_Work to be completed_:
Find every line with "chart" in it, then report how many there are and nothing more.

_Given data_:
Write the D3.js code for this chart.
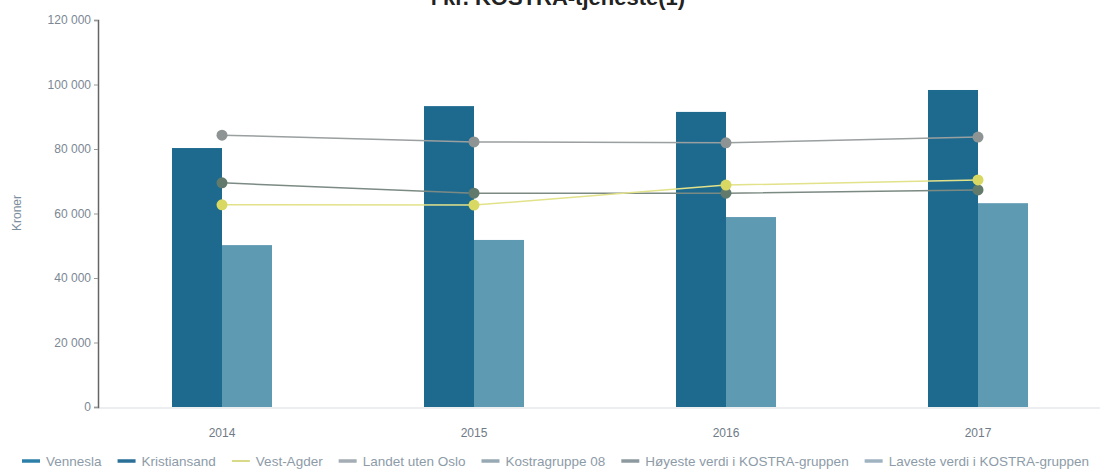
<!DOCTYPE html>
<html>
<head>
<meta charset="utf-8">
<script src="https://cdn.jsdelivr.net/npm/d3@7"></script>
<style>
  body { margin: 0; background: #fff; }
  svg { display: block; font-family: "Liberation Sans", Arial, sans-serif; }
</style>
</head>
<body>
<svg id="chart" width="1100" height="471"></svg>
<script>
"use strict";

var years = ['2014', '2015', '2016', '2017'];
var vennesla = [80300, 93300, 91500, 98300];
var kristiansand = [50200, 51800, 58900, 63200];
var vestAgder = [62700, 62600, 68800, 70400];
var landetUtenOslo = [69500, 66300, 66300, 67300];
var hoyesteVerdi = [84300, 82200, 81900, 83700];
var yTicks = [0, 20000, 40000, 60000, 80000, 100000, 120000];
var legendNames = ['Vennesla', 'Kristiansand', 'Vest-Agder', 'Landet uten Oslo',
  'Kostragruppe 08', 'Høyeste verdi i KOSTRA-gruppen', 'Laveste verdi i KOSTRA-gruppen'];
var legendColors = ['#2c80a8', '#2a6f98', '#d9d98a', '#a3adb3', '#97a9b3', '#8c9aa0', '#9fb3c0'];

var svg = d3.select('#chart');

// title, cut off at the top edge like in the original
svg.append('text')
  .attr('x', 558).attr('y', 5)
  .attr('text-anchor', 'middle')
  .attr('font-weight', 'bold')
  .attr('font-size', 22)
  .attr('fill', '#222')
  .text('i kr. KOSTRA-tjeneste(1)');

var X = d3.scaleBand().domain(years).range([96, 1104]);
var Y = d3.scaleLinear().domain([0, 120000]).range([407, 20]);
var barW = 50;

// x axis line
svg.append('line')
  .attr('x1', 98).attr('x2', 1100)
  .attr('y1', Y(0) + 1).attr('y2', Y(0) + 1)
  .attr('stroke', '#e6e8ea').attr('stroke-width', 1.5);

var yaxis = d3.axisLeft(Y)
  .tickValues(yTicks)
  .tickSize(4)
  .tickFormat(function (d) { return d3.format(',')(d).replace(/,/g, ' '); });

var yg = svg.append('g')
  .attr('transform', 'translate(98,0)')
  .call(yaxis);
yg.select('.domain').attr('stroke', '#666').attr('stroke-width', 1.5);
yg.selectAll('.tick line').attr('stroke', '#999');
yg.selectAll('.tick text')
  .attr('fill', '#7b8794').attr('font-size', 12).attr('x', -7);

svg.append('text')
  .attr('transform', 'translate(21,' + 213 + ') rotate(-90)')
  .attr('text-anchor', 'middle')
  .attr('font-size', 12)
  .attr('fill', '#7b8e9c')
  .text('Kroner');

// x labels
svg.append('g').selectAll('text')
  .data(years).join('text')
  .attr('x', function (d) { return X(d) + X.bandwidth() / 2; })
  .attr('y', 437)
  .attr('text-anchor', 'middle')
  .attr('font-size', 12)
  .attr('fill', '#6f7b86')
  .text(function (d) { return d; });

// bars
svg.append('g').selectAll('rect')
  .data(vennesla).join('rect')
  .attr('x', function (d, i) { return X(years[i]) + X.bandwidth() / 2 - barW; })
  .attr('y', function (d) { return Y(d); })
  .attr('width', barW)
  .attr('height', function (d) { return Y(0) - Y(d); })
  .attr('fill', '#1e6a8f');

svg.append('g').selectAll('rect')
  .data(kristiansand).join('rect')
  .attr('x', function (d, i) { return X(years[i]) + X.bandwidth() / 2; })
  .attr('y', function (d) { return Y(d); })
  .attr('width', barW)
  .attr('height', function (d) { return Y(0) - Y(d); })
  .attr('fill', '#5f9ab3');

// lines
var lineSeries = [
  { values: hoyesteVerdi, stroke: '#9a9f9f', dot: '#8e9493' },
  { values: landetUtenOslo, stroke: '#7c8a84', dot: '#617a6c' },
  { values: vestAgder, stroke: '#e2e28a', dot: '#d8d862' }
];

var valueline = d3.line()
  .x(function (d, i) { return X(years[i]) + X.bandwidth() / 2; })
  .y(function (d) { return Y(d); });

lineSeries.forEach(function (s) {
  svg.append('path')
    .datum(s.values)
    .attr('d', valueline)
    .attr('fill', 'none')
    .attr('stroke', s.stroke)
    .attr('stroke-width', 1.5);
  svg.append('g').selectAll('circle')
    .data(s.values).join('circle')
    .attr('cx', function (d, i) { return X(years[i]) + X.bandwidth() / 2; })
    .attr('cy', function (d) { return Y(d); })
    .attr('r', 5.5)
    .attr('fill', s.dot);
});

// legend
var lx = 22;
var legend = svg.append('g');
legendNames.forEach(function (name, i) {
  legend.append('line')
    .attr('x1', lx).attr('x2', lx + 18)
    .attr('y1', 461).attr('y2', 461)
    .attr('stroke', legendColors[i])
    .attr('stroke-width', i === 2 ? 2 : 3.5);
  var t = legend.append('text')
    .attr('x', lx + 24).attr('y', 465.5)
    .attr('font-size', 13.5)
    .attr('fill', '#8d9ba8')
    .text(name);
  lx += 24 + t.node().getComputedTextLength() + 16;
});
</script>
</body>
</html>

_Answer for this exercise_:
3